The aid stations, by the way, were generally plentiful… and by the last 8 or so miles, they were very frequent. I needed that. As we headed up the hill, my throat started closing up. Between the altitude and the wind, I was getting dehydrated and I think my throat just physically dried out. I was taking two or three cups at each station. These were full cups too, so I was easily going through 15-20 ounces every mile. And my pace was mushy oatmeal. I wasn’t wheezing… I was breathing pretty much like I normally breathe in the later miles of a marathon. But whereas my pace in the late miles of a “bad day” is usually around 9:30, these miles were all 11s and 12s. That was all I could do, especially going up the hill.

I was between M17 and M18 at the 3 hour mark. Usually, I am between M20 and M22.

The actual crest of the second big hill was somewhere between M19 and M20. I’m not exactly sure where. I do know that I ran an 8:40 mile heading into M21. That was a nice downhill, and it felt like I was running much faster. It was also short-lived. The rest of the course was roly poly. Up we went, down we went. Sometimes the wind helped, and sometimes it did not. Amy had gotten pretty far ahead of me, and I lost sight of her somewhere in this section.

At M23, we turned by the Stanley Hotel. You may know this as the hotel from the tv version of The Shining (and also where King was when he wrote the book). What a cool thing to encounter during a race! However, it was a bit of a letdown to realize that the hotel is not, in fact, in the middle of nowhere. It is, in fact, near the Safeway.

Around M24, we cut back onto the bike trail we had used earlier in the race. All the volunteers were very encouraging. At M25, we hit the last aid station. While I was looking down, a volunteer decided to blast me in the face with a super soaker. NO. Just, no. If you ever volunteer at a race, please don’t do this. Ask first. For one, it is M25 and we’re all incoherent (though possibly in need of drenching). For two, I was looking down, and it was totally unexpected. For three, don’t shoot me in the face. Wearing glasses is a double-edged sword – they protected my eyes from the blast, but when they got wet, they immediately fogged over. Boo.

No matter. At M25.8, the bike trail cut down a ravine. Up at the top were people hooting for us. Cool. At M26, we entered the “stadium” (a field with some bleachers and an excellent track), ran around the track, and that was that.

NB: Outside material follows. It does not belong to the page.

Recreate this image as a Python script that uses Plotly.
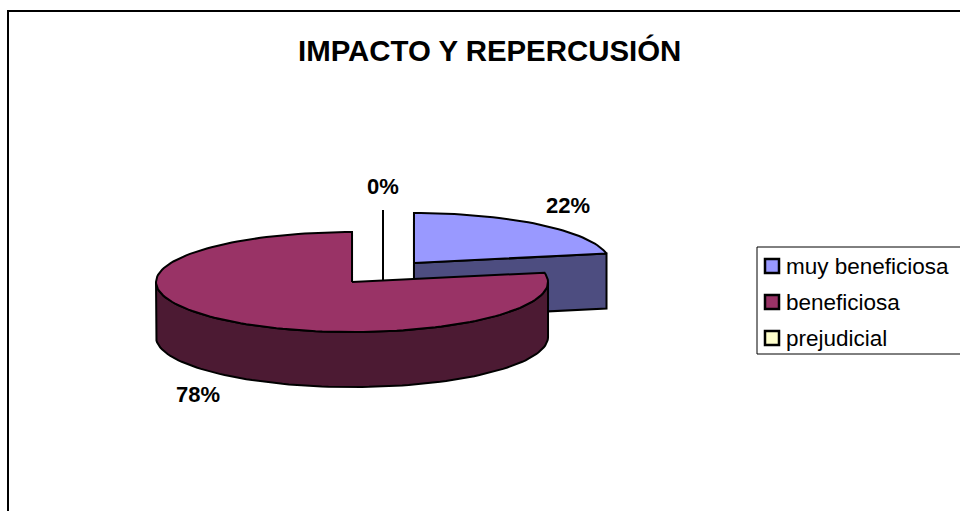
import numpy as np
import plotly.graph_objects as go

# ---- data ----
labels = ["muy beneficiosa", "beneficiosa", "prejudicial"]
values = [22, 78, 0]
pct_text = ["22%", "78%", "0%"]
top_colors = ["#9999FF", "#993366", "#FFFFCC"]
side_colors = ["#4D4D80", "#4C1A33", "#80806A"]
title_text = "IMPACTO Y REPERCUSIÓN"

# ---- geometry (pixel-like axis units) ----
W, H = 960, 511
CX, CY = 383, 272.5
RX, RY = 196, 50
DEPTH = 55
EXPLODE = 0.248
FONT = "Liberation Sans, Arial, sans-serif"

fig = go.Figure()


def pt(cx, cy, ang, r=1.0, dz=0.0):
    a = np.radians(ang)
    return cx + r * RX * np.sin(a), cy - r * RY * np.cos(a) + dz


def arc(cx, cy, a0, a1, dz=0.0, n=None):
    if n is None:
        n = max(2, int(abs(a1 - a0) / 2) + 2)
    angs = np.linspace(a0, a1, n)
    xs, ys = pt(cx, cy, angs, 1.0, dz)
    return list(xs), list(ys)


def poly(xs, ys, fill):
    fig.add_trace(go.Scatter(
        x=xs, y=ys, mode="lines", fill="toself", fillcolor=fill,
        line=dict(color="black", width=2), hoverinfo="skip", showlegend=False))


total = float(sum(values))
slices = []
start = 0.0
for i, v in enumerate(values):
    sweep = 360.0 * v / total
    a0, a1 = start, start + sweep
    mid = (a0 + a1) / 2
    ox, oy = pt(0, 0, mid, EXPLODE)
    slices.append(dict(i=i, a0=a0, a1=a1, mid=mid, cx=CX + ox, cy=CY + oy))
    start = a1

# back to front
order = sorted(slices, key=lambda s: -np.cos(np.radians(s["mid"])))
for s in order:
    i, a0, a1, cx, cy = s["i"], s["a0"], s["a1"], s["cx"], s["cy"]
    # radial side faces
    for ang, visible in ((a0, np.sin(np.radians(a0)) <= 1e-9),
                         (a1, np.sin(np.radians(a1)) >= -1e-9)):
        if visible:
            ex, ey = pt(cx, cy, ang)
            poly([cx, ex, ex, cx, cx], [cy, ey, ey + DEPTH, cy + DEPTH, cy], side_colors[i])
    # outer wall (front half only)
    w0, w1 = max(a0, 90.0), min(a1, 270.0)
    if w1 > w0:
        tx, ty = arc(cx, cy, w0, w1)
        bx, by = arc(cx, cy, w1, w0, DEPTH)
        poly(tx + bx + [tx[0]], ty + by + [ty[0]], side_colors[i])
    # top face
    tx, ty = arc(cx, cy, a0, a1)
    poly([cx] + tx + [cx], [cy] + ty + [cy], top_colors[i])

annotations = []
for s in slices:
    m = s["mid"]
    ex, ey = pt(s["cx"], s["cy"], m)
    if np.cos(np.radians(m)) < 0:
        ey += DEPTH
    lx = ex + 46 * np.sin(np.radians(m))
    ly = ey - 24 * np.cos(np.radians(m))
    annotations.append(dict(x=lx, y=ly, xref="x", yref="y", text="<b>%s</b>" % pct_text[s["i"]],
                            showarrow=False, xanchor="center", yanchor="middle",
                            font=dict(family=FONT, size=22, color="black")))

# title
annotations.append(dict(x=489, y=50, xref="x", yref="y", text="<b>%s</b>" % title_text,
                        showarrow=False, xanchor="center", yanchor="middle",
                        font=dict(family=FONT, size=29.4, color="black")))

# legend (drawn box)
LEG_X, LEG_Y0, LEG_DY = 772, 266, 36
fig.add_trace(go.Scatter(
    x=[LEG_X] * len(labels), y=[LEG_Y0 + k * LEG_DY for k in range(len(labels))],
    mode="markers", marker=dict(symbol="square", size=14, color=top_colors,
                                line=dict(color="black", width=2.5)),
    hoverinfo="skip", showlegend=False))
for k, lab in enumerate(labels):
    annotations.append(dict(x=LEG_X + 12, y=LEG_Y0 + k * LEG_DY, xref="x", yref="y", text=lab,
                            showarrow=False, xanchor="left", yanchor="middle",
                            font=dict(family=FONT, size=22.5, color="black")))

shapes = [
    dict(type="rect", xref="x", yref="y", x0=8, y0=11, x1=990, y1=540,
         line=dict(color="black", width=2), layer="below"),
    dict(type="rect", xref="x", yref="y", x0=757, y0=247, x1=990, y1=354,
         line=dict(color="black", width=1), layer="below"),
]

fig.update_layout(
    width=W, height=H, margin=dict(l=0, r=0, t=0, b=0),
    paper_bgcolor="white", plot_bgcolor="white",
    xaxis=dict(range=[0, W], visible=False, fixedrange=True),
    yaxis=dict(range=[H, 0], visible=False, fixedrange=True),
    annotations=annotations, shapes=shapes, showlegend=False, hovermode=False,
)

fig.write_html("out.html", config={"displayModeBar": False},
               post_script="document.body.style.margin='0';document.body.style.overflow='hidden';")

4:24. Huh. Well, I beat 5.

Some of my maniac friends, including Amy had already finished. We talked for a bit and then went searching for the post-race party. It was great! Sandwiches, burritos, cookies, ice cream, fruit, beer, soda, music. From the party, we had a good view of the bike trail. When we spotted more friends (two more maniacs and coolrunners), I chugged back over to the finish to give them a woo. While I was there, I was met by a coolrunner spectator. How nice!

I have a list of “Hardest Road Marathons”. This is a work in progress because I tend to register for tough races. Estes Park is now going towards the top of the list. I still think Crater Lake is harder. But not by much.

Aside from being very thirsty, I felt great. I dig warm/hot races a lot more than cold races, and having incredible scenery just made everything enjoyable. Hard, but fun hard.

Up next? My goal race for this part of the year, and the race I’ve been excited about for eleven months and three weeks. It’s time for the Kona Marathon.

I’ll see you there. Wear sunscreen. I recommend Banana Boat Sport, in the orange tube.